Хабаров — кандидат партии. Он только что кончил проработку в комсомольском кружке постановления о перестройке комсомольской работы.
— Что сегодня опять прорабатывали? — спрашивает учитель, — ну, как комсомольцы, понимают? Вопросы задавали?
Хабаров качает головой.
— Усе молчат. Не понимай. Я сам не все понимаю.
Варрен разводит руками и вздыхает.
— Был у нас тут комсомольский инструктор из Магадана. Велел «проработать» постановление о перестройке. Но как тут перестройку работы прорабатывать, когда и работы-то почти нет еще. Ведь, народ прямо из юрты, из тайги. Я наблюдал за ними: политграмоту кое-как улавливают, спрашивают, спорят даже, а вот инструкция о перестройке им никак непонятна. Хабаров переводит, а ребята молчат, словно воды в рот набрали.
Инструктора этого я знаю, он давно на Колыме, но, повидимому, толком не усвоил, как надо заниматься массовой работой. Само собой понятно, что в оленеводческом колхозе, где тунгусы почти не знают русского языка, рано прорабатывать такого рода статьи.
Хабаров выпивает несколько стаканов чая и уходит. Варрен говорит:
— Года два назад он ни слова не знал по-русски, а по-орочски не умел ни читать, ни писать, а теперь вот свободно переводит с листа, читает книги, прекрасно ведет работу в колхозе. Он первый переселился из юрты в рубленую избу. Готовится в партию, хочет учиться в советско-партийной школе в Магадане и оттуда поехать в Ленинград, в Институт народов Севера.
— Сколько моих воспитанников, — улыбается Варрен, — работают сейчас среди своего народа председателями райисполкомов, секретарями сельсоветов, председателями колхозов, инструкторами.

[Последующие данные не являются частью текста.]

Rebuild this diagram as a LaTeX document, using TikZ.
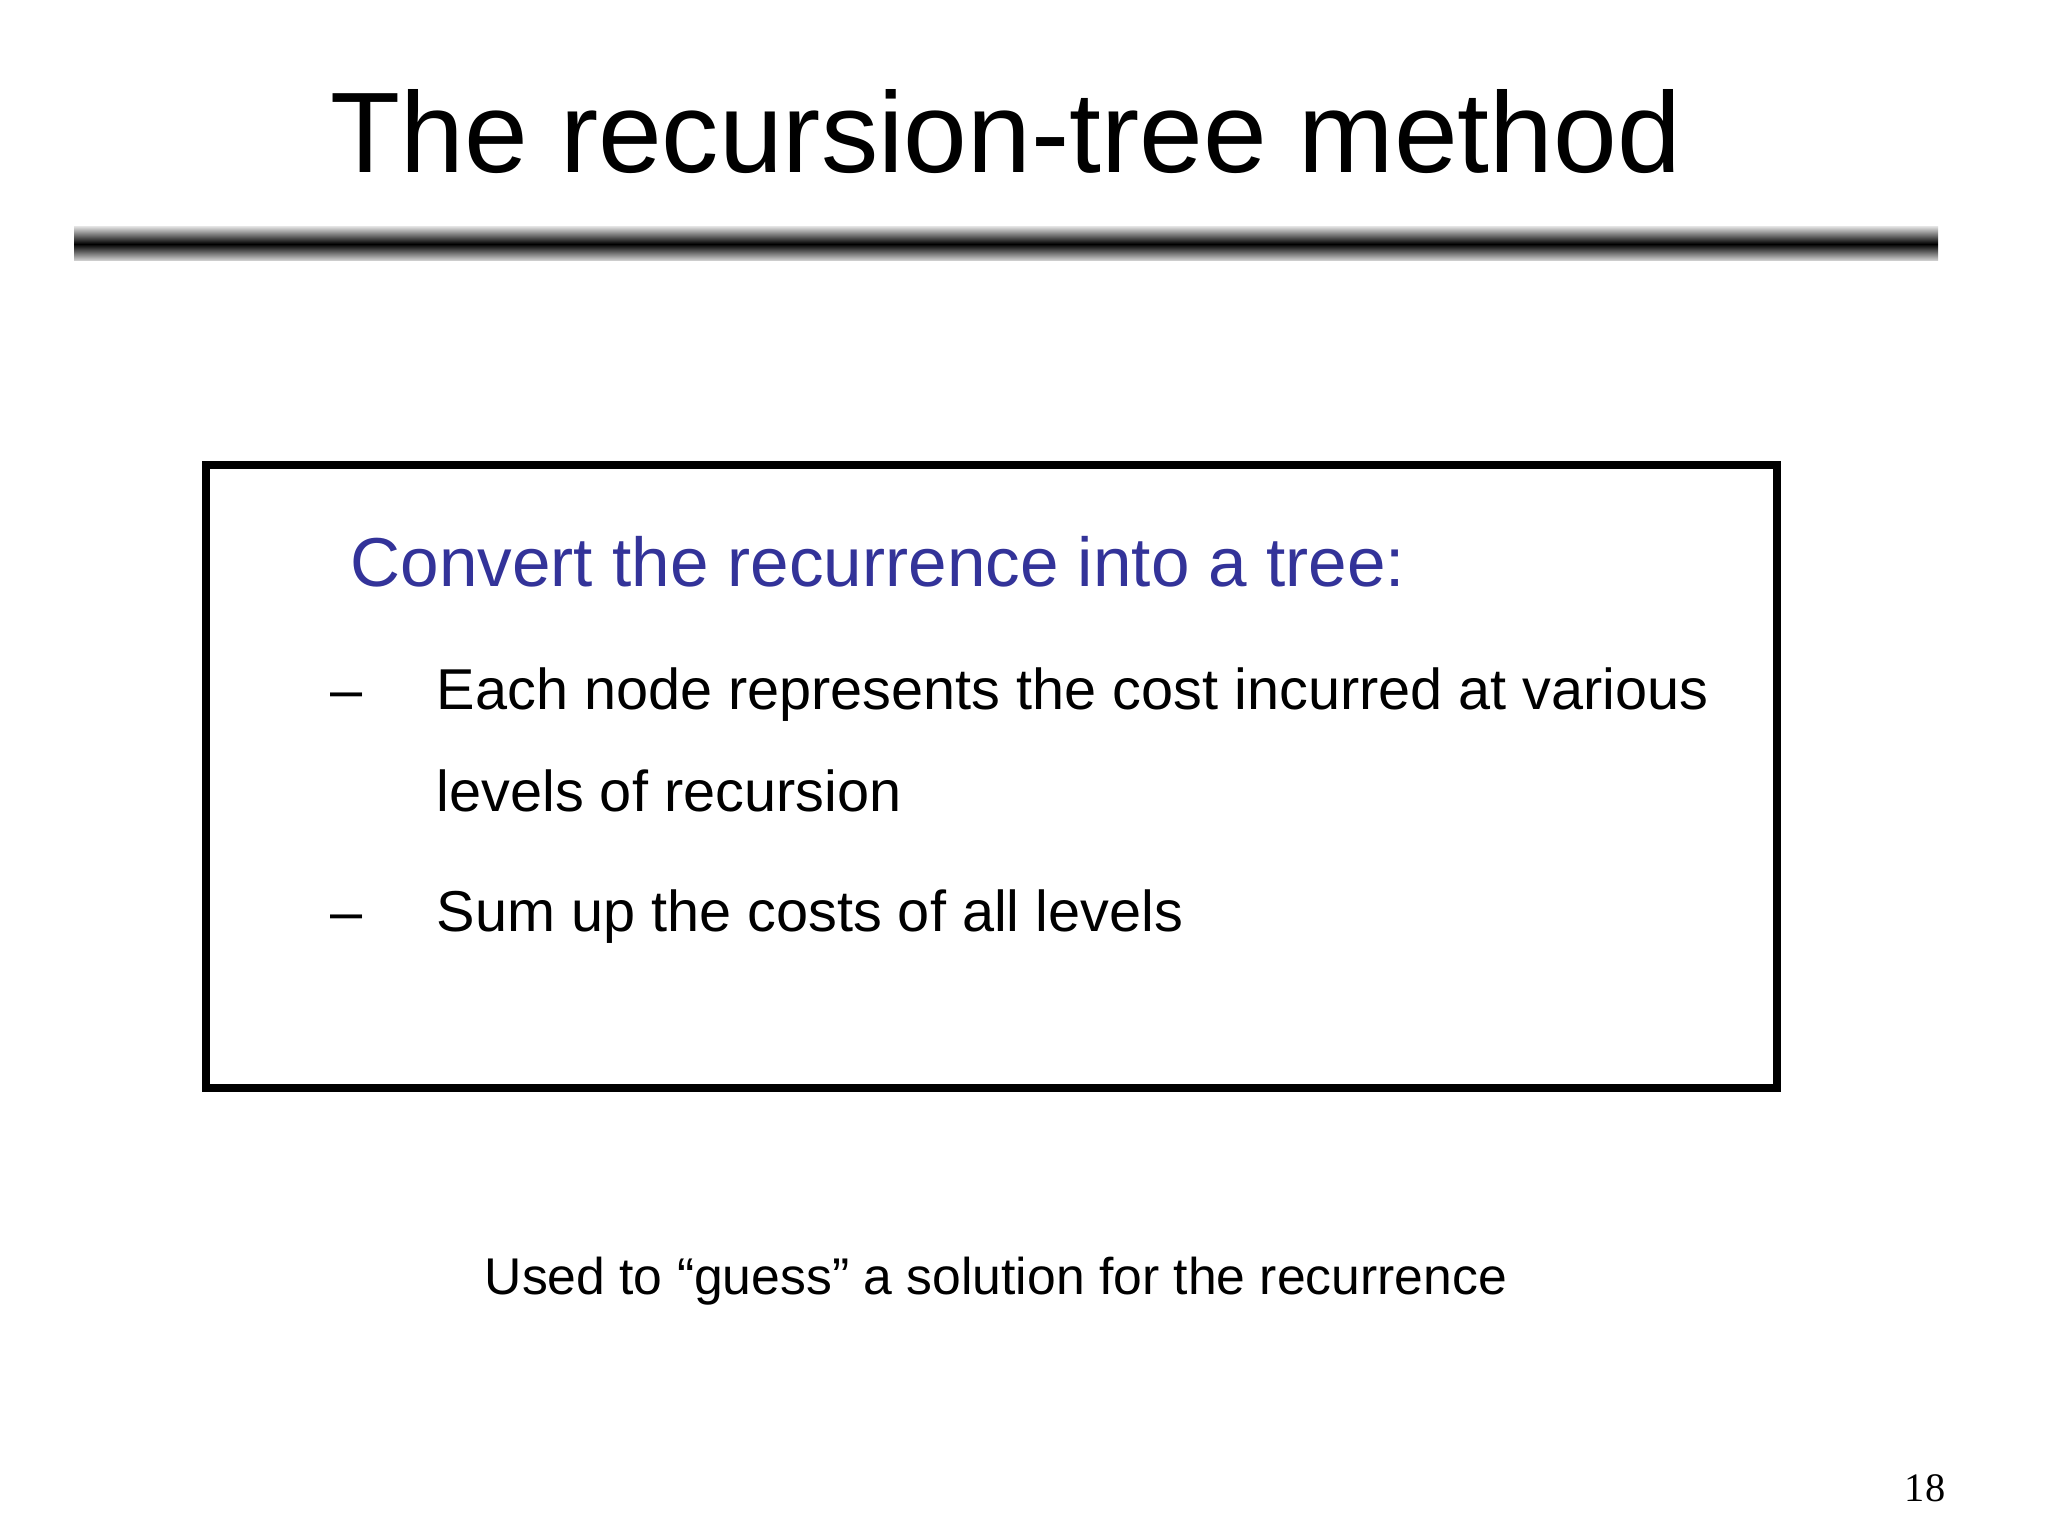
\documentclass[tikz,border=0pt]{standalone}
\usepackage{fontspec}
\setmainfont{Liberation Sans}
\newfontfamily\serifnum{Liberation Serif}
\definecolor{slideblue}{RGB}{51,51,153}

\begin{document}
\begin{tikzpicture}[
  txt/.style={anchor=base west,inner sep=0pt},
  bodytext/.style={txt,font=\fontsize{16.4}{20}\selectfont}]

\useasboundingbox (0,0) rectangle (20.48,-15.36);

\node (title) at (10.06,-1.32) {\fontsize{32.6}{38}\selectfont The recursion-tree method};

% shaded rule under the title
\shade[top color=gray!30,bottom color=gray!30,middle color=black] (0.74,-2.27) rectangle (19.38,-2.61);

\draw[line width=2pt] (2.06,-4.65) rectangle (17.77,-10.88);

\node[txt,font=\fontsize{19.7}{24}\selectfont,text=slideblue] (head) at (3.50,-5.87) {Convert the recurrence into a tree:};
\node[bodytext] (d1) at (3.30,-7.09) {--};
\node[bodytext] (b1) at (4.36,-7.09) {Each node represents the cost incurred at various};
\node[bodytext] (b1b) at (4.36,-8.12) {levels of recursion};
\node[bodytext] (d2) at (3.30,-9.31) {--};
\node[bodytext] (b2) at (4.36,-9.31) {Sum up the costs of all levels};

\node[txt,font=\fontsize{14.7}{18}\selectfont] (used) at (4.84,-12.94) {Used to “guess” a solution for the recurrence};

\node[font=\serifnum\fontsize{11.5}{14}\selectfont] (page) at (19.25,-14.88) {18};
\end{tikzpicture}
\end{document}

Орочи, ведь, очень способные люди, как и вообще коренное население Севера. За тридцать лет я убедился в этом. А ведь до сих пор находятся люди, которые проводят теорию об органической неспособности народов Севера к наукам и культуре.

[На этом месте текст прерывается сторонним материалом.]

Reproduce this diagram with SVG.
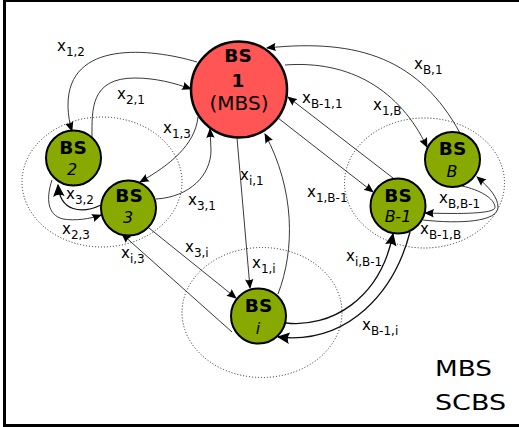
<svg xmlns="http://www.w3.org/2000/svg" width="519" height="427" viewBox="0 0 519 427">
<style>
text{font-family:"DejaVu Sans",Verdana,sans-serif;fill:#000}
.n{stroke:#000;stroke-width:2}
.g{fill:#88aa00}
.r{fill:#ff5555}
.b{font-weight:bold;font-size:18.500px;text-anchor:middle}
.i{font-style:italic;font-size:16px;text-anchor:middle}
.l{font-size:15px}
.l tspan{font-size:12px}
.z{fill:none;stroke:#222;stroke-width:1;stroke-dasharray:1 2}
.c{fill:none;stroke:#222;stroke-width:.9;marker-end:url(#a)}
.t{fill:none;stroke:#111;stroke-width:1.3;marker-end:url(#h)}
.k{font-size:22px}
</style>
<defs>
<marker id="a" markerUnits="userSpaceOnUse" markerWidth="11" markerHeight="10" refX="9" refY="5" orient="auto" viewBox="0 0 11 10"><path d="M0,0.800L10,5L0,9.200Q2.500,5 0,0.800Z" fill="#000"/></marker>
<marker id="h" markerUnits="userSpaceOnUse" markerWidth="14" markerHeight="12" refX="10" refY="5" orient="auto" viewBox="0 0 12 10"><path d="M0,0L11,5L0,10Q3,5 0,0Z" fill="#000"/></marker>
</defs>
<rect x="4.500" y="0.500" width="600" height="425" fill="#fff" stroke="#000" stroke-width="3"/>
<ellipse class="z" cx="102" cy="182" rx="80" ry="65"/>
<ellipse class="z" cx="424.500" cy="183" rx="80" ry="65"/>
<ellipse class="z" cx="262" cy="312.500" rx="80" ry="65"/>
<g id="connectors">
<path class="c" d="M197,62C150,48 68,40 68,105C68,115 70,125 72,131"/>
<path class="c" d="M92,137C92,110 90,78 135,78C155,78 175,83 191,89"/>
<path class="c" d="M198,117C195,145 170,165 140,182"/>
<path class="c" d="M156,199C190,197 211,175 211,150L210,129"/>
<path class="t" d="M101,205C82,214 60,212 58,185"/>
<path class="c" d="M52,180C46,198 47,215 63,219C75,221 90,219 101,215"/>
<path class="c" d="M149,228L236,298"/>
<path class="c" d="M232,332L122,234"/>
<path class="c" d="M237,138L250,288"/>
<path class="c" d="M278,294C295,250 295,190 265,134"/>
<path class="t" d="M286,323C330,328 380,300 393,234"/>
<path class="t" d="M410,232C395,290 350,345 278,337"/>
<path class="c" d="M278,118L373,192"/>
<path class="c" d="M393,178L288,97"/>
<path class="c" d="M285,65C350,60 400,90 427,147"/>
<path class="c" d="M460,133C420,60 360,38 267,48"/>
<path class="c" d="M462,186C480,190 494,198 495,207C496,214 460,214 425,213"/>
<path class="c" d="M423,220C460,224 498,222 498,207C498,198 490,188 477,177"/>
</g>
<g id="bs1"><circle class="n r" cx="239" cy="89.500" r="48" style="stroke-width:2.500"/><text class="b" x="238" y="62">BS</text><text class="b" x="238" y="87">1</text><text x="239" y="110" font-size="20" text-anchor="middle">(MBS)</text></g>
<g id="bs2"><circle class="n g" cx="73.500" cy="158" r="27.500"/><text class="b" x="73" y="154">BS</text><text class="i" x="72" y="175">2</text></g>
<g id="bs3"><circle class="n g" cx="128.500" cy="208" r="27.500"/><text class="b" x="129" y="202">BS</text><text class="i" x="128" y="223">3</text></g>
<g id="bsB"><circle class="n g" cx="452.500" cy="159.500" r="27.500"/><text class="b" x="452.500" y="155">BS</text><text class="i" x="452" y="177">B</text></g>
<g id="bsB1"><circle class="n g" cx="398" cy="206" r="27.500"/><text class="b" x="398" y="202">BS</text><text class="i" x="398" y="222">B-1</text></g>
<g id="bsi"><circle class="n g" cx="258.500" cy="316" r="27.500"/><text class="b" x="258.500" y="312">BS</text><text class="i" x="258" y="334">i</text></g>
<g id="labels">
<text class="l" x="57" y="51">x<tspan dy="5">1,2</tspan></text>
<text class="l" x="117" y="99">x<tspan dy="5">2,1</tspan></text>
<text class="l" x="163" y="133">x<tspan dy="5">1,3</tspan></text>
<text class="l" x="188" y="205">x<tspan dy="5">3,1</tspan></text>
<text class="l" x="66" y="199">x<tspan dy="5">3,2</tspan></text>
<text class="l" x="62" y="234">x<tspan dy="5">2,3</tspan></text>
<text class="l" x="121" y="258">x<tspan dy="5">i,3</tspan></text>
<text class="l" x="185" y="252">x<tspan dy="5">3,i</tspan></text>
<text class="l" x="252" y="268">x<tspan dy="5">1,i</tspan></text>
<text class="l" x="240" y="180">x<tspan dy="5">i,1</tspan></text>
<text class="l" x="414" y="69">x<tspan dy="5">B,1</tspan></text>
<text class="l" x="373" y="110">x<tspan dy="5">1,B</tspan></text>
<text class="l" x="302" y="103">x<tspan dy="5">B-1,1</tspan></text>
<text class="l" x="307" y="197">x<tspan dy="5">1,B-1</tspan></text>
<text class="l" x="439" y="203">x<tspan dy="5">B,B-1</tspan></text>
<text class="l" x="420" y="234">x<tspan dy="5">B-1,B</tspan></text>
<text class="l" x="346" y="261">x<tspan dy="5">i,B-1</tspan></text>
<text class="l" x="362" y="330">x<tspan dy="5">B-1,i</tspan></text>
</g>
<text class="k" x="435" y="376" textLength="57" lengthAdjust="spacingAndGlyphs">MBS</text>
<text class="k" x="435" y="410" textLength="71" lengthAdjust="spacingAndGlyphs">SCBS</text>
</svg>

Правда, надо сказать, что приходится вести большую работу, чтобы уговорить родителей отдавать своих детей в школу. Дети у тунгусов пользуются полной свободой. Их мало, и родители души в них не чают. Не хочет ребенок итти из юрты в интернат — никто не будет неволить. А дети — везде дети. Природа, тайга, охота, рыбная ловля — конечно, все это привлекает больше, чем букварь и школьная дисциплина.
Зайдешь, бывало, в юрту и начнешь уговаривать отдать ребенка в школу. Старики молчат, жмутся или отвечают: «Зачем тунгусам учиться? Мы, старики, скоро все равно умрем. Если же наши дети пойдут в школу, то потом уедут на материк, останутся там, забудут своих матерей, дедов, сестер и братьев».

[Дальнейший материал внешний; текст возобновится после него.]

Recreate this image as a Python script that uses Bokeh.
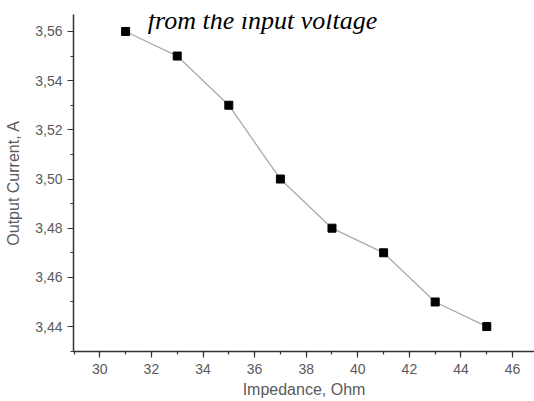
from bokeh.plotting import figure
from bokeh.models import Range1d, SingleIntervalTicker, CustomJSTickFormatter, Label
from bokeh.embed import file_html
from bokeh.resources import INLINE

impedance = [31, 33, 35, 37, 39, 41, 43, 45]
current = [3.56, 3.55, 3.53, 3.50, 3.48, 3.47, 3.45, 3.44]
title_text = "from the input voltage"
x_label = "Impedance, Ohm"
y_label = "Output Current, A"

p = figure(width=534, height=401, output_backend="svg", toolbar_location=None,
           x_range=Range1d(28.98, 46.85), y_range=Range1d(3.42986, 3.5669),
           min_border_left=73, min_border_right=0, min_border_top=14, min_border_bottom=50)
p.outline_line_color = None
p.xgrid.visible = False
p.ygrid.visible = False
p.background_fill_color = "white"
p.border_fill_color = "white"

p.line(impedance, current, line_color="#aaaaaa", line_width=1.3)
p.scatter(impedance, current, marker="square", size=8, fill_color="black", line_color="black")

for ax in (p.xaxis[0], p.yaxis[0]):
    ax.axis_line_color = "#333333"
    ax.axis_line_width = 1.5
    ax.major_tick_line_color = "#333333"
    ax.minor_tick_line_color = "#333333"
    ax.major_tick_line_width = 1.2
    ax.minor_tick_line_width = 1.2
    ax.major_tick_out = 6
    ax.major_tick_in = 0
    ax.minor_tick_out = 3
    ax.minor_tick_in = 0
    ax.major_label_text_font = "Liberation Sans"
    ax.major_label_text_font_size = "14px"
    ax.major_label_text_color = "#5a5a5a"
    ax.axis_label_text_font = "Liberation Sans"
    ax.axis_label_text_font_size = "16px"
    ax.axis_label_text_font_style = "normal"
    ax.axis_label_text_color = "#5a5a5a"

p.xaxis[0].ticker = SingleIntervalTicker(interval=2, num_minor_ticks=2)
p.yaxis[0].ticker = SingleIntervalTicker(interval=0.02, num_minor_ticks=2)
p.yaxis[0].formatter = CustomJSTickFormatter(code="return tick.toFixed(2).replace('.', ',');")
p.xaxis[0].axis_label = x_label
p.yaxis[0].axis_label = y_label
p.xaxis[0].major_label_standoff = 6
p.xaxis[0].axis_label_standoff = 4
p.yaxis[0].major_label_standoff = 5
p.yaxis[0].axis_label_standoff = 10

title = Label(x=189, y=331, x_units="screen", y_units="screen", text=title_text,
              text_font="Liberation Serif", text_font_style="italic", text_font_size="26px",
              text_color="black", text_align="center", text_baseline="alphabetic")
p.add_layout(title)

open("out.html", "w").write(file_html(p, INLINE))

Но теперь, конечно, все меняется. И в юрты дошел слух о большевиках и о том, что они принесли на Колыму. Вот недавно мне приходилось беседовать с бригадами наших рыбаков, вернувшихся с рыбного лова на Оле. Спрашиваю я бригадира:
— Ну, как у вас дела, сколько рыбы поймали?
— Мало, — отвечает бригадир, — тысячи две, не больше.
Подошел второй бригадир.
— А ты сколько поймал?
— Сейчас скажу. — Вынимает он из кармана камешки. — Вот мой счет: каждый камешек — это десять штук, а каждая десятка — сто горбуш. У меня в кармане пятьдесят камешков, значит, поймали пять тысяч рыб.
— А если потеряешь несколько камешков, — спрашиваю, — как узнаешь счет? Не будут твои рыбаки знать, сколько рыбы поймали!
Созвали мы общее собрание, я им рассказал про колхозный съезд в Магадане, про то, как постановили там всех детей обязательно учить грамоте. Начали говорить все сразу. Заспорили. Поднялся самый старый ороч, все время молчавший. Он пользуется общим уважением.
Он сказал:
— Мы уже старики, скоро умрем. А молодым надо учиться. Станут они счет знать, будут читать и писать всякие квитанции.
После этого записали в протокол и отдали детей в интернат.
Варрен поставил на стол новый чайник, банку с медом, быстро и ловко, с повадкой охотника-таежника вскрыл большим ножом банку фруктовых консервов и, потирая маленькие нервные руки, оживленно продолжал разговор.